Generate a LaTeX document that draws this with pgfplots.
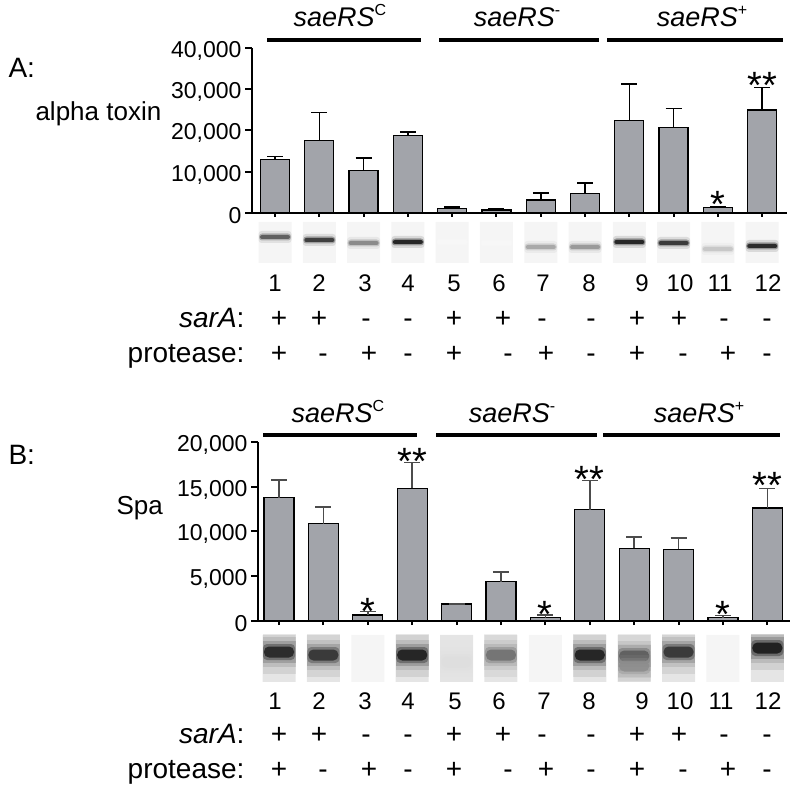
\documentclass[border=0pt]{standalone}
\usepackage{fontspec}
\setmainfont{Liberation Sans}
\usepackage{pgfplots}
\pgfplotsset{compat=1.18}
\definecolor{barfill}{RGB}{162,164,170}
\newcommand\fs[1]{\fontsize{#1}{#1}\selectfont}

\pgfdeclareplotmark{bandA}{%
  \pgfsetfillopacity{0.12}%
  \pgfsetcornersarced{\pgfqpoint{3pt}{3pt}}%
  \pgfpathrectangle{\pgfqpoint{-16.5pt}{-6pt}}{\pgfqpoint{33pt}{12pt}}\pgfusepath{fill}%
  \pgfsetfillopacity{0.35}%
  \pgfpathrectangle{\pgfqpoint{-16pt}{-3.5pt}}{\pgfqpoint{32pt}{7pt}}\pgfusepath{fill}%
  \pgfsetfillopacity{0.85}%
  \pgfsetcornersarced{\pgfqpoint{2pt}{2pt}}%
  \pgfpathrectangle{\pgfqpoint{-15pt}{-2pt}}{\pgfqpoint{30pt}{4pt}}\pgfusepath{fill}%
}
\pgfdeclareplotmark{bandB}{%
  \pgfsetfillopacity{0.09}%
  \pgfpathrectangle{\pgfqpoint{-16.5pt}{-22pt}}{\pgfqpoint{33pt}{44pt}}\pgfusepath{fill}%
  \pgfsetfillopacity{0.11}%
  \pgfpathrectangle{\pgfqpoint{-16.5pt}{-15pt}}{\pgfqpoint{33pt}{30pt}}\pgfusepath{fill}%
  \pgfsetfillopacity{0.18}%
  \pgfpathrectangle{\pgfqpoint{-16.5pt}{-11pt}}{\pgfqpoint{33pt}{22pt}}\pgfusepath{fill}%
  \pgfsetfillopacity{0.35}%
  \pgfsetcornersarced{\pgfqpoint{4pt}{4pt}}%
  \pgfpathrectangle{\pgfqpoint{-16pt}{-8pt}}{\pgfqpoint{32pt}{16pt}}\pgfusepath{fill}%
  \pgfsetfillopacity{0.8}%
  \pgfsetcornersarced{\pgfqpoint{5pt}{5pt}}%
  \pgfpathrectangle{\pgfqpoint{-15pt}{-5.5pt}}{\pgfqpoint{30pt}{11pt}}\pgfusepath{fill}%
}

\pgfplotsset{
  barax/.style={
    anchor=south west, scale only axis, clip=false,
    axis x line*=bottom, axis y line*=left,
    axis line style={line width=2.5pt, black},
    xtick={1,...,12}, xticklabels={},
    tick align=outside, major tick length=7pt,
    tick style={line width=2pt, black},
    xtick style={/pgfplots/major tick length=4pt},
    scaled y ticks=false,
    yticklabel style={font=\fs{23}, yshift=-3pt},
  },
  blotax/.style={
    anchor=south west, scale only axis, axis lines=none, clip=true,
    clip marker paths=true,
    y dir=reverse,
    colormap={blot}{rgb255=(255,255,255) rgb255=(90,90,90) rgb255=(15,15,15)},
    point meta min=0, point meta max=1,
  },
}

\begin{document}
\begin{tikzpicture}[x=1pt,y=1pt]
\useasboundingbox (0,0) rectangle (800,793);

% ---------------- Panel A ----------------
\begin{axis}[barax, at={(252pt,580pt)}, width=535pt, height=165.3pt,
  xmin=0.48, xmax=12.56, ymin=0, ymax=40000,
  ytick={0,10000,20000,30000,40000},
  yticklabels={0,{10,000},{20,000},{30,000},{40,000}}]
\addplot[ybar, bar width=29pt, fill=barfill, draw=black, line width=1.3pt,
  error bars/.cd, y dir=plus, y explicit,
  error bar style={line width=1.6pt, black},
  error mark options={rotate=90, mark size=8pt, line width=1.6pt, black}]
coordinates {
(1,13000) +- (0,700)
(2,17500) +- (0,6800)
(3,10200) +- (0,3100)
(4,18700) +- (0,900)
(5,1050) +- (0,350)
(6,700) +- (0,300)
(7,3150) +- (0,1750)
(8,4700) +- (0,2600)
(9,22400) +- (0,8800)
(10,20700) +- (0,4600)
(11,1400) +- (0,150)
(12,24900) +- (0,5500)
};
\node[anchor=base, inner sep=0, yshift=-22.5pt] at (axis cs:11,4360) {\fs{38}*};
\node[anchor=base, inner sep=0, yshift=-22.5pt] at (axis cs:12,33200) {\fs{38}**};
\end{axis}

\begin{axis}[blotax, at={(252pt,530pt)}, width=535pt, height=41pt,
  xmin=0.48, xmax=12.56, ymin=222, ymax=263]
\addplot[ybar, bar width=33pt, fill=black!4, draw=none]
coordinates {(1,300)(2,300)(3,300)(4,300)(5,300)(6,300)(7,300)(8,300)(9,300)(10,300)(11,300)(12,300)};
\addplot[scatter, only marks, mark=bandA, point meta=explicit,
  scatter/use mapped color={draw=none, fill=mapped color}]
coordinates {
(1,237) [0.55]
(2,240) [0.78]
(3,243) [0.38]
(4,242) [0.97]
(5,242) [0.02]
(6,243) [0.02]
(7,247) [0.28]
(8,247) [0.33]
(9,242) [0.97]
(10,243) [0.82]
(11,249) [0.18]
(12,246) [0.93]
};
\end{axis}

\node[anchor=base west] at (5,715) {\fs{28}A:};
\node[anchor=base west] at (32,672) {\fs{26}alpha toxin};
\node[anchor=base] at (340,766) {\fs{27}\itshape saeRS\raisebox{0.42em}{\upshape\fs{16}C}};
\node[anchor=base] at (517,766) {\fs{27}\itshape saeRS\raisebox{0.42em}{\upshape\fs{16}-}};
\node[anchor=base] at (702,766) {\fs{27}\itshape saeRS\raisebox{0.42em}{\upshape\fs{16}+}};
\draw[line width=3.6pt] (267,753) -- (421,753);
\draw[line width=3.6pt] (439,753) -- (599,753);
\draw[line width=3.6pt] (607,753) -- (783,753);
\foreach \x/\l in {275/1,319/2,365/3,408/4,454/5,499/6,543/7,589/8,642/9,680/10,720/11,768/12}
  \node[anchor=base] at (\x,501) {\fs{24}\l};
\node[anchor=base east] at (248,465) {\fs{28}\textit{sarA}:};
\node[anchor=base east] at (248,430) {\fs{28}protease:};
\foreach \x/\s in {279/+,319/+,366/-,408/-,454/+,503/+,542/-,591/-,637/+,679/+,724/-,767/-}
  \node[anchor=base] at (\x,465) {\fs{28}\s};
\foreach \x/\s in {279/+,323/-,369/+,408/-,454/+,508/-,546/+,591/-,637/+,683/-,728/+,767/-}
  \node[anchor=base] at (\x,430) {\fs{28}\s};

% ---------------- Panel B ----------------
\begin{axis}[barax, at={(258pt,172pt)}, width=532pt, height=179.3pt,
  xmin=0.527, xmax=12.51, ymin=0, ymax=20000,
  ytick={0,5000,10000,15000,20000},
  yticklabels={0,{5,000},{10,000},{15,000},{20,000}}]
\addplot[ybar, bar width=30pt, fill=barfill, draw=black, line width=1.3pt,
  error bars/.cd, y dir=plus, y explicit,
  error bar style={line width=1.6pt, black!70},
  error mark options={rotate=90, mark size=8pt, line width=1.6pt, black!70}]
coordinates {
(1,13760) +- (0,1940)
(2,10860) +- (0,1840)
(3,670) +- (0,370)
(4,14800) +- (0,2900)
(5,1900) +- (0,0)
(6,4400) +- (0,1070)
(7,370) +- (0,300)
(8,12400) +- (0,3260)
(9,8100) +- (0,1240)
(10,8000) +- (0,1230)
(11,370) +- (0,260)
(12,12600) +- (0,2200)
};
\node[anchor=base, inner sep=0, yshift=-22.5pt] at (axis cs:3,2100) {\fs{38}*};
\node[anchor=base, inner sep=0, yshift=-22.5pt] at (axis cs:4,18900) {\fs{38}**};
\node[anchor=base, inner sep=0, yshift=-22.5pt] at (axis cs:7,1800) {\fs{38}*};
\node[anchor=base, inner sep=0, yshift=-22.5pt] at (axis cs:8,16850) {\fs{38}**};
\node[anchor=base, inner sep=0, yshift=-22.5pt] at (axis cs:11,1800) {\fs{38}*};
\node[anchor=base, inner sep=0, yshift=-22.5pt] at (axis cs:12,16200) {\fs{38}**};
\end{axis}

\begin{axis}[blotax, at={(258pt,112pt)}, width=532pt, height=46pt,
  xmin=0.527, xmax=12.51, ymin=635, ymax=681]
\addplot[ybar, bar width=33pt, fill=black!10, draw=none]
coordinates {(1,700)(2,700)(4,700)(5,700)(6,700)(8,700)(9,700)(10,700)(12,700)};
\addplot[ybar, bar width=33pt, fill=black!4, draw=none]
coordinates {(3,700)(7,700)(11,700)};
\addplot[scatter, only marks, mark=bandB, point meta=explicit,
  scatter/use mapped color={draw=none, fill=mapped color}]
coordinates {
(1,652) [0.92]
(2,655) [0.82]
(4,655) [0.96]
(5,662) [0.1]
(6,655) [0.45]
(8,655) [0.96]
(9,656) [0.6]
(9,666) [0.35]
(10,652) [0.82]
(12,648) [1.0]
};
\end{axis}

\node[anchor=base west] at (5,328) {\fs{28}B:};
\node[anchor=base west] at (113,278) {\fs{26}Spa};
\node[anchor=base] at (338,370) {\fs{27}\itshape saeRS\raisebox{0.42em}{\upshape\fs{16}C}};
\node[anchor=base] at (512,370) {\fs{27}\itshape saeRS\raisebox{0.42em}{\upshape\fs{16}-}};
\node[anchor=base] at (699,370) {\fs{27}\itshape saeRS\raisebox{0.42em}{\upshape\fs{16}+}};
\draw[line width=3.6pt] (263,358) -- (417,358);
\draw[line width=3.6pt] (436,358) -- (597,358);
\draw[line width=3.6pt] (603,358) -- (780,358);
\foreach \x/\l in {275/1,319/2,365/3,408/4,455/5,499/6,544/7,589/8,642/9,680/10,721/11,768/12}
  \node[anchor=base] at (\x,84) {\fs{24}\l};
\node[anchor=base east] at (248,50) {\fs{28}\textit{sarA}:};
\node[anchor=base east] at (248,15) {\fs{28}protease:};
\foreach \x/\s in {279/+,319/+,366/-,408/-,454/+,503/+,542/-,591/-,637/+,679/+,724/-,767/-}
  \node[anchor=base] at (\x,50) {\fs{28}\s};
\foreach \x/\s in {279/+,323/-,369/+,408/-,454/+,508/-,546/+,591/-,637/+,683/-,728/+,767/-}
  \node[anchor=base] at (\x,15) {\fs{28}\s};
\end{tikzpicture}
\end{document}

**Exercise prompt**
Restate each line from the start of the listing through the line bearing "(0,0) rectangle (800,793);" word for word. Drop the pictures.

**Final result**
Generate a LaTeX document that draws this with pgfplots.
\documentclass[border=0pt]{standalone}
\usepackage{fontspec}
\setmainfont{Liberation Sans}
\usepackage{pgfplots}
\pgfplotsset{compat=1.18}
\definecolor{barfill}{RGB}{162,164,170}
\newcommand\fs[1]{\fontsize{#1}{#1}\selectfont}

\pgfdeclareplotmark{bandA}{%
  \pgfsetfillopacity{0.12}%
  \pgfsetcornersarced{\pgfqpoint{3pt}{3pt}}%
  \pgfpathrectangle{\pgfqpoint{-16.5pt}{-6pt}}{\pgfqpoint{33pt}{12pt}}\pgfusepath{fill}%
  \pgfsetfillopacity{0.35}%
  \pgfpathrectangle{\pgfqpoint{-16pt}{-3.5pt}}{\pgfqpoint{32pt}{7pt}}\pgfusepath{fill}%
  \pgfsetfillopacity{0.85}%
  \pgfsetcornersarced{\pgfqpoint{2pt}{2pt}}%
  \pgfpathrectangle{\pgfqpoint{-15pt}{-2pt}}{\pgfqpoint{30pt}{4pt}}\pgfusepath{fill}%
}
\pgfdeclareplotmark{bandB}{%
  \pgfsetfillopacity{0.09}%
  \pgfpathrectangle{\pgfqpoint{-16.5pt}{-22pt}}{\pgfqpoint{33pt}{44pt}}\pgfusepath{fill}%
  \pgfsetfillopacity{0.11}%
  \pgfpathrectangle{\pgfqpoint{-16.5pt}{-15pt}}{\pgfqpoint{33pt}{30pt}}\pgfusepath{fill}%
  \pgfsetfillopacity{0.18}%
  \pgfpathrectangle{\pgfqpoint{-16.5pt}{-11pt}}{\pgfqpoint{33pt}{22pt}}\pgfusepath{fill}%
  \pgfsetfillopacity{0.35}%
  \pgfsetcornersarced{\pgfqpoint{4pt}{4pt}}%
  \pgfpathrectangle{\pgfqpoint{-16pt}{-8pt}}{\pgfqpoint{32pt}{16pt}}\pgfusepath{fill}%
  \pgfsetfillopacity{0.8}%
  \pgfsetcornersarced{\pgfqpoint{5pt}{5pt}}%
  \pgfpathrectangle{\pgfqpoint{-15pt}{-5.5pt}}{\pgfqpoint{30pt}{11pt}}\pgfusepath{fill}%
}

\pgfplotsset{
  barax/.style={
    anchor=south west, scale only axis, clip=false,
    axis x line*=bottom, axis y line*=left,
    axis line style={line width=2.5pt, black},
    xtick={1,...,12}, xticklabels={},
    tick align=outside, major tick length=7pt,
    tick style={line width=2pt, black},
    xtick style={/pgfplots/major tick length=4pt},
    scaled y ticks=false,
    yticklabel style={font=\fs{23}, yshift=-3pt},
  },
  blotax/.style={
    anchor=south west, scale only axis, axis lines=none, clip=true,
    clip marker paths=true,
    y dir=reverse,
    colormap={blot}{rgb255=(255,255,255) rgb255=(90,90,90) rgb255=(15,15,15)},
    point meta min=0, point meta max=1,
  },
}

\begin{document}
\begin{tikzpicture}[x=1pt,y=1pt]
\useasboundingbox (0,0) rectangle (800,793);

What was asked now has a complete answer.